Here's a copy of the (vary messily coded) function I'm using to get the text of a text file. If one of y'all could tell me what's going on here, that'd be awesome.

template<class charT> inline std::pair<bool, std::basic_string<charT>> load_text_file(const std::wstring& file_path, const char delimiter = '\n') {


    std::ifstream fs(file_path);

    
    std::string _nl = srl::get_nlp_string<char>(srl::newline_policy);


    if (fs.is_open()) {


        std::string s;


        char b[SRL_TEXT_FILE_MAX_CHARS_PER_LINE];


        while (!fs.eof()) {


            if (s.length() > 0)
                s += _nl;


            fs.getline(b, SRL_TEXT_FILE_MAX_CHARS_PER_LINE, delimiter);


            s += std::string(b);
        }


        fs.close();


        return std::pair<bool, std::basic_string<charT>>(true, srl::string_cast<char, charT>(s));
    }
    else
        return std::pair<bool, std::basic_string<charT>>(false, std::basic_string<charT>());
}
Tirous
  • 121
  • 1
  • 8
  • 1
    Take a look at https://stackoverflow.com/questions/5605125/why-is-iostreameof-inside-a-loop-condition-i-e-while-stream-eof-cons – cigien Jul 05 '20 at 13:51
  • Thanks, but I don't quite understand how this post addresses the problem I'm having. If you could elaborate in an answer about how it does, that would be great. :) – Tirous Jul 05 '20 at 14:19
  • You have buggy code. Fix that first, and if your problem persists, then update the question. – cigien Jul 05 '20 at 14:27
  • 1
    @Tirous: If you want to write a parser system, then you shouldn't be using `getline` to read data from the file. Read the *exact text* from the file and process it. Just read the entire file. – Nicol Bolas Jul 05 '20 at 14:52

1 Answers1

1

std::ifstream::getline() does not input the delimiter (in this case, '\n') into the string and also flushes it from the stream, which is why all the newlines from the file (including the leading ones) are discarded upon reading.
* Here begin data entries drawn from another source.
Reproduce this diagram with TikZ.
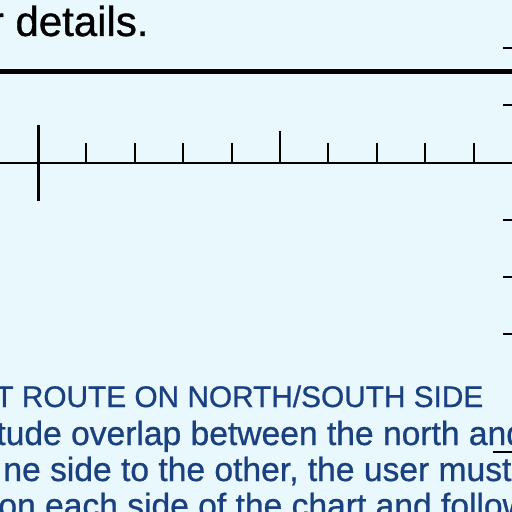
\documentclass[tikz,border=0pt]{standalone}
\usepackage{fontspec}
\setmainfont{Liberation Sans}
\newfontfamily\chartfont{Liberation Sans}[FakeBold=0.8]
\usetikzlibrary{positioning}
\definecolor{chartbg}{HTML}{E8F8FD}
\definecolor{chartblue}{HTML}{1A4080}
\tikzstyle{note}=[anchor=base west, inner sep=0pt, text=black,
    font=\chartfont\fontsize{21pt}{24pt}\selectfont]
\tikzstyle{legend}=[anchor=base west, inner sep=0pt, text=chartblue,
    font=\chartfont\fontsize{14.9pt}{18pt}\selectfont]
\tikzstyle{body}=[legend, font=\chartfont\fontsize{16.8pt}{20pt}\selectfont]
\tikzstyle{tick}=[draw=black, line width=1pt]
\tikzstyle{bigtick}=[draw=black, line width=1.5pt]
\def\tickdist{48.4}

\begin{document}
\begin{tikzpicture}[x=0.5pt, y=-0.5pt]
    \fill[chartbg] (0,0) rectangle (512,512);
    \useasboundingbox (0,0) rectangle (512,512);
    \clip (0,0) rectangle (512,512);
    \node (details) [note, anchor=base east] at (149,36) {r details.};
    % boundary line
    \coordinate (bl) at (0,71.5);
    \coordinate (br) at (512,71.5);
    \draw[line width=2.5pt] (bl) -- (br);
    % scale
    \coordinate (s0) at (38,163);
    \coordinate (send) at (512,163);
    \draw[tick] (0,163) -- (send);
    \draw[bigtick] (38,125) -- (38,201);
    \foreach \i in {1,...,9} {
        \coordinate (s\i) at (38+\i*\tickdist,163);
        \draw[tick] (s\i) -- ++(0,-20);
    }
    \draw[tick] (s5) -- ++(0,-32);
    % edge ticks
    \foreach \y in {48,105,220,277,334} {
        \coordinate (e\y) at (503,\y);
        \draw[line width=1.2pt] (e\y) -- ++(9,0);
    }
    % legend text
    \node (head) [legend] at (-5,407) {T ROUTE ON NORTH/SOUTH SIDE};
    \node (l1) [body] at (-4,445) {tude overlap between the north and};
    \node (l2) [body] at (3,481) {ne side to the other, the user must};
    \node (l3) [body] at (-2,517) {on each side of the chart and follow};
    \coordinate (ul) at (493,452);
    \draw[line width=0.8pt] (ul) -- ++(19,0);
\end{tikzpicture}
\end{document}
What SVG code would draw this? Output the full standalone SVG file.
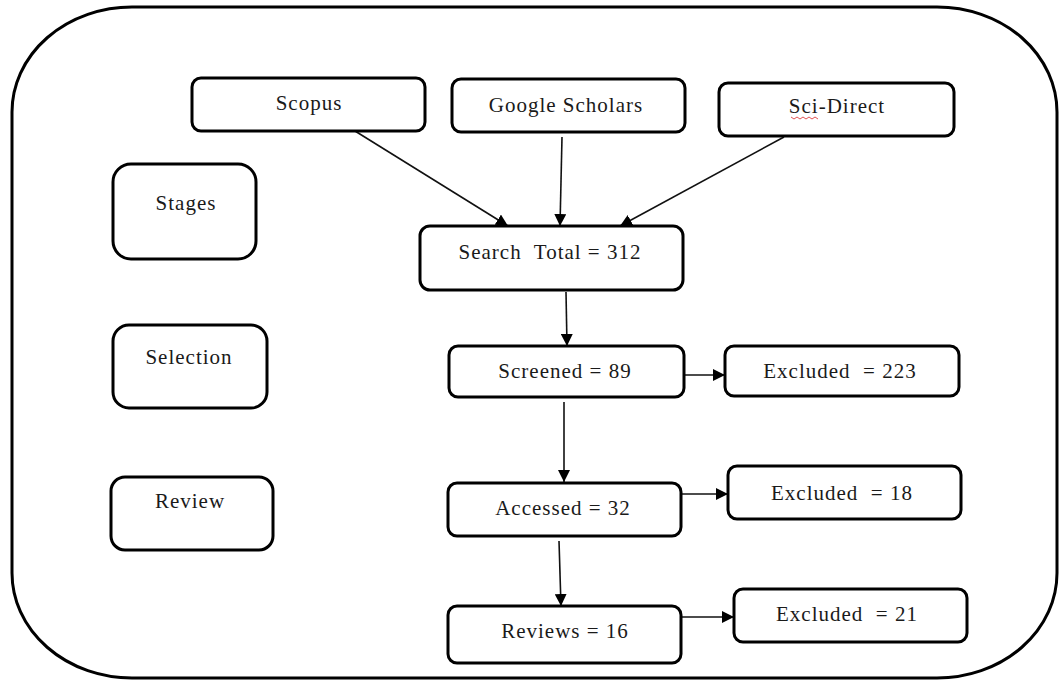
<svg xmlns="http://www.w3.org/2000/svg" width="1059" height="681" viewBox="0 0 1059 681">
<style>
.box{fill:#fff;stroke:#000;stroke-width:3}
.frame{fill:#fff;stroke:#000;stroke-width:3}
.lbl{font-family:"Liberation Serif","Times New Roman","DejaVu Serif",serif;font-size:21px;fill:#1a1a1a;text-anchor:middle;letter-spacing:1px}
.conn line{stroke:#111;stroke-width:1.6;fill:none;marker-end:url(#arr)}
</style>
<defs>
<marker id="arr" markerUnits="userSpaceOnUse" markerWidth="14" markerHeight="12" refX="12" refY="6" orient="auto">
<path d="M0,0 L12,6 L0,12 Z" fill="#000"/>
</marker>
</defs>
<rect width="1059" height="681" fill="#fff"/>
<g id="frame"><rect class="frame" x="12" y="7" width="1045" height="671" rx="120" ry="105"/></g>

<g id="connectors" class="conn">
<line x1="355" y1="131" x2="508" y2="226"/>
<line x1="562" y1="137" x2="560" y2="226"/>
<line x1="784" y1="137" x2="620" y2="226"/>
<line x1="566" y1="292" x2="567" y2="346"/>
<line x1="684" y1="375" x2="725" y2="375"/>
<line x1="564" y1="402" x2="564" y2="482"/>
<line x1="681" y1="494" x2="728" y2="494"/>
<line x1="559" y1="541" x2="561" y2="606"/>
<line x1="681" y1="617" x2="734" y2="617"/>
</g>

<g id="scopus"><rect class="box" x="192" y="78" width="233" height="53" rx="9"/><text class="lbl" x="309" y="110">Scopus</text></g>
<g id="google"><rect class="box" x="452" y="79" width="233" height="53" rx="9"/><text class="lbl" x="566" y="112">Google Scholars</text></g>
<g id="scidirect"><rect class="box" x="719" y="83" width="235" height="53" rx="9"/><text class="lbl" x="837" y="113">Sci-Direct</text>
<path d="M791,117 l3,2 l3,-2 l3,2 l3,-2 l3,2 l3,-2 l3,2 l3,-2 l3,2" fill="none" stroke="#e04040" stroke-width="0.9"/></g>
<g id="search"><rect class="box" x="420" y="226" width="263" height="64" rx="10"/><text class="lbl" x="550" y="259" xml:space="preserve">Search  Total = 312</text></g>
<g id="screened"><rect class="box" x="449" y="346" width="235" height="51" rx="9"/><text class="lbl" x="565" y="378">Screened = 89</text></g>
<g id="excl223"><rect class="box" x="725" y="346" width="234" height="50" rx="9"/><text class="lbl" x="840" y="378" xml:space="preserve">Excluded  = 223</text></g>
<g id="accessed"><rect class="box" x="448" y="483" width="233" height="53" rx="9"/><text class="lbl" x="563" y="515">Accessed = 32</text></g>
<g id="excl18"><rect class="box" x="728" y="466" width="233" height="53" rx="9"/><text class="lbl" x="842" y="500" xml:space="preserve">Excluded  = 18</text></g>
<g id="reviews"><rect class="box" x="448" y="606" width="233" height="57" rx="9"/><text class="lbl" x="565" y="638">Reviews = 16</text></g>
<g id="excl21"><rect class="box" x="734" y="589" width="233" height="53" rx="9"/><text class="lbl" x="847" y="621" xml:space="preserve">Excluded  = 21</text></g>

<g id="stages"><rect class="box" x="113" y="164" width="143" height="95" rx="18"/><text class="lbl" x="186" y="210">Stages</text></g>
<g id="selection"><rect class="box" x="113" y="325" width="154" height="83" rx="16"/><text class="lbl" x="189" y="364">Selection</text></g>
<g id="review"><rect class="box" x="111" y="477" width="162" height="73" rx="14"/><text class="lbl" x="190" y="508">Review</text></g>
</svg>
The reason it seems the program does not ignore newlines between other lines is because of:

if (s.length() > 0)
     s += _nl;

All the newlines are really coming from here, but this cannot happen at the very beginning, since the string is empty.

This can be verified with a small test program:

#include <iostream>
#include <fstream>
#include <string>

int main()
{
    std::ifstream inFile{ "test.txt" }; //(crlf)(crlf)(abc)(crlf)(def) inside

    char line[80]{};
    int lineCount{ 0 };

    std::string script;

    while (inFile.peek() != EOF) {
        inFile.getline(line, 80, '\n');
        lineCount++;

        script += line;
    }

    std::cout << "***Captured via getline()***" << std::endl;
    std::cout << script << std::endl; //prints "abcdef"
    std::cout << "***End***" << std::endl << std::endl;

    std::cout << "Number of lines: " << lineCount; //result: 5, so leading /n processed

}

If the if condition is removed, so the program has just:

s += _nl;

, newlines will be inserted instead of the discarded ones from the file, but as long as '\n' is the delimiter, std::ifstream::getline() will continue discarding the original ones.

As a final touch, I would suggest using

while (fs.peek() != EOF){};

instead of

while(fs){}; or while(!fs.eof()){};

If you look at int lineCount's final value in the test program, the latter two give 6 instead of 5, as they make a redundant iteration in the end.